Por desgracia ya no se recomiendan libros como éste en las universidades españolas. Mucho menos se leen, aunque tampoco se estilan demasiado entre nosotros. Desde este punto de vista, Teoría del saber histórico es un texto que se mantenía tristemente olvidado y cuyas reflexiones pueden ser aún sugerentes para las nuevas generaciones de historiadores españoles que casi siempre olvidamos -debo utilizar aquí la primera personal del plural y entonar el mea culpa- a los clásicos en favor de las últimas y más sofisticadas (¿lo son realmente?) novedades historiográficas internacionales.

Hay que leer, y también saber leer, a los clásicos(6). Suscribiendo lo que afirma Maravall al final del texto en referencia a quienes le antecedieron, «de esa ciencia histórica anterior, cuando era rigurosamente investigada y construida, no podemos, al apartamos hoy de ella, más que admirar lo que representó como constante esfuerzo intelectual para aprehender la realidad humana» (194). En ese propósito se encuentra el catálogo de Urgoiti Editores, así como los diferentes editores de cada una de las entregas editadas hasta el momento, no para canonizar a unos autores sobre otros, sino para ayudarnos a leerlos hoy y valorar su legado historiográfico.

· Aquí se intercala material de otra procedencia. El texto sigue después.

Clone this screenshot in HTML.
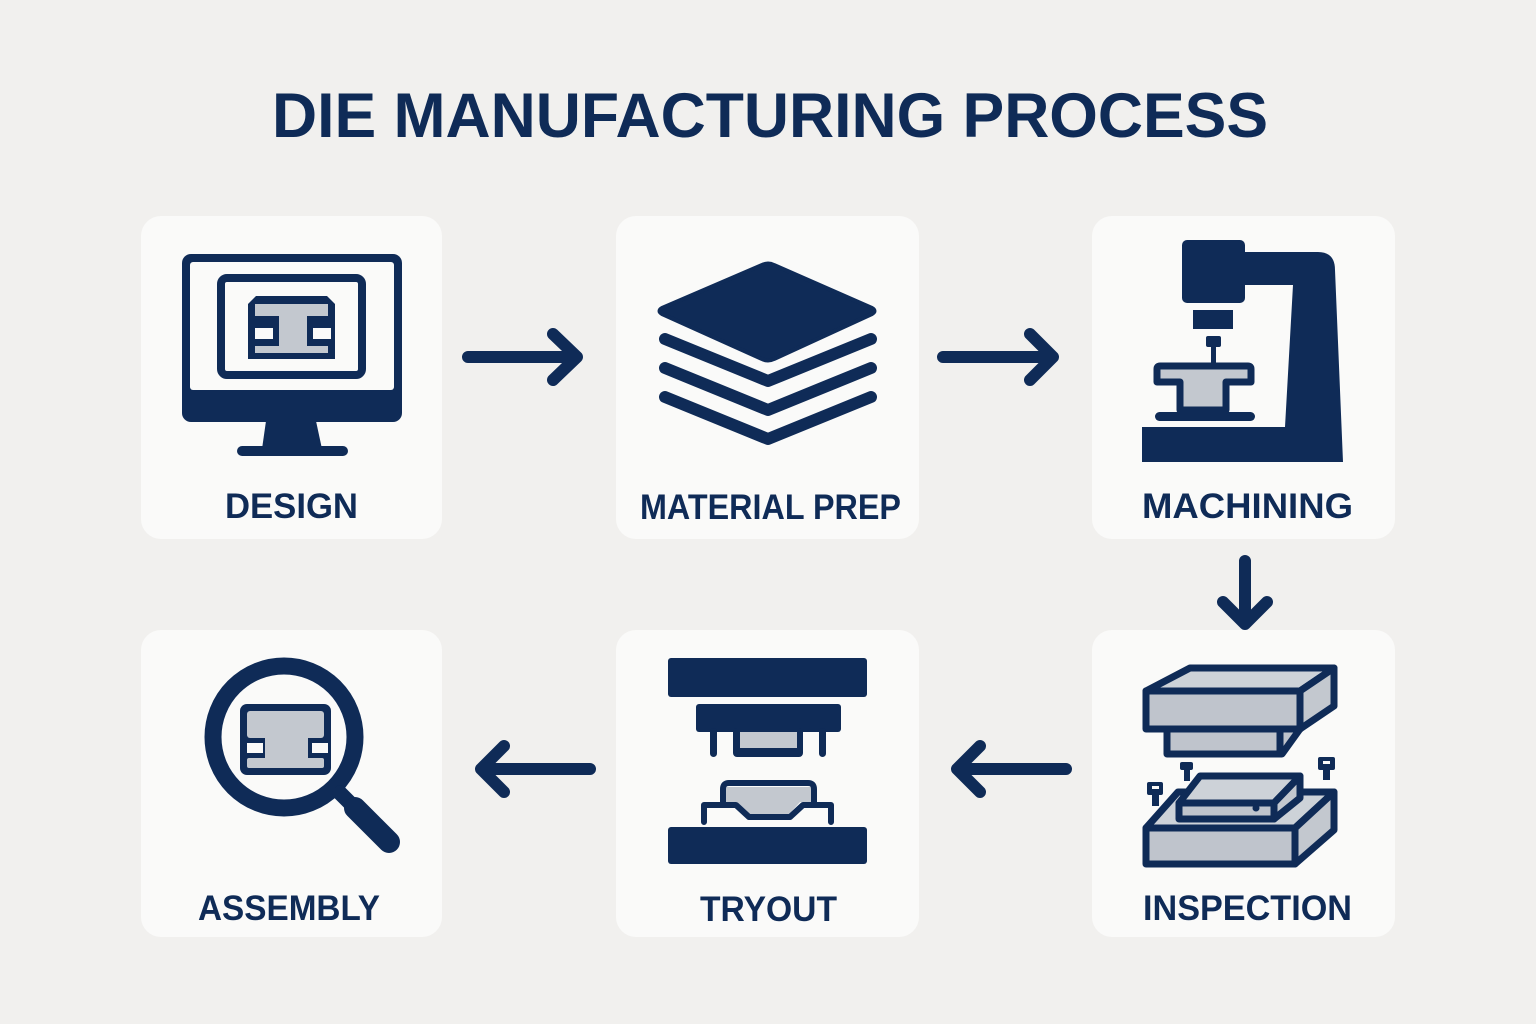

Por ello, no quisiera concluir sin narrar una pequeña experiencia personal. No hace mucho yo era un estudiante que se encontraba en los últimos derroteros de la carrera. Un buen día un profesor citó de pasada un título y un autor completamente desconocidos para mí: Las ideas y el sistema napoleónicos de Jesús Pabón. Seguramente hubiera caído en saco roto semejante recomendación de no haber existido esta iniciativa de Urgoiti Editores. Ojalá tan encomiable labor se mantenga durante años y los profesores animen a sus alumnos a conocer mejor a los clásicos. Porque el espíritu que anima sus reflexiones sigue siendo una preocupación muy actual, que también sobrevuela estas notas, por cómo se enseña la historia.

(1) Akal, Madrid, 2002 (junto a Gonzalo Pasamar). Trabajo al que debe unirse otros dos títulos: la reedición revisada de Los guardianes de la historia: la historiografía académica de la Restauración, Institución Fernando El Católico, Zaragoza, 2006 y un libro de próxima publicación en Urgoiti Editores con el título de Los maestros de la historia: Eduardo Ibarra y la profesión de historiador en España.

(2) Cabe destacar su aportación al ausente debate sobre el canon historiográfico español en Caspistegui, Francisco Javier, “El discurso canónico en la historiografía: los clásicos españoles”, Ayer, 60, 2005, pp. 311-335, donde por otro lado se hace una valoración de la colección «Historiadores».

(3) Iglesias, Mª del Carmen, “Semblanza”, en Homenaje a José Antonio Maravall (1911-1986), Consell Valenciá de Cultura, Valencia, 1986, p. 48.

(4) La primera edición de Teoría del saber histórico fue editada por Revista de Occidente en 1958 y tendría dos ediciones más, la última y revisada en 1967, que es la que sigue esta nueva reedición. El resto de los títulos han corrido mejor suerte, en gran parte debido a la encomiable labor de Carmen Iglesias, que también ha hecho lo propio con la obra de su otro maestro, Luis Díez del Corral.

(5) Asimismo, como explicó poco antes de su muerte: «yo de chico me hacía la pregunta: ¿cómo son de verdad las cosas que veo?, ¿más grandes o más reducidas? Yo siempre he sido, no sé si de nacimiento, no lo que se llamó un relativista, pero sí un relacionista, apasionadamente, por eso no podía ser en mi vida más que físico o historiador. El juego de las circunstancias me llevó a lo segundo» (XXII). Las circunstancias, como recordaba Carmen Iglesias, fueron «su encuentro con Ortega y, más tarde, con Ramón Carande, [que le] impulsaron su vocación apasionada por la historia» (ABC, 20/12/06).

(6) «Para poder leer a los clásicos hay que establecer desde dónde se los lee», como escribió Italo Calvino en Por qué leer a los clásicos, Tusquets, Barcelona, 1994, p. 18 (que también sirve para abrir el artículo anteriormente citado de Francisco Javier Caspistegui).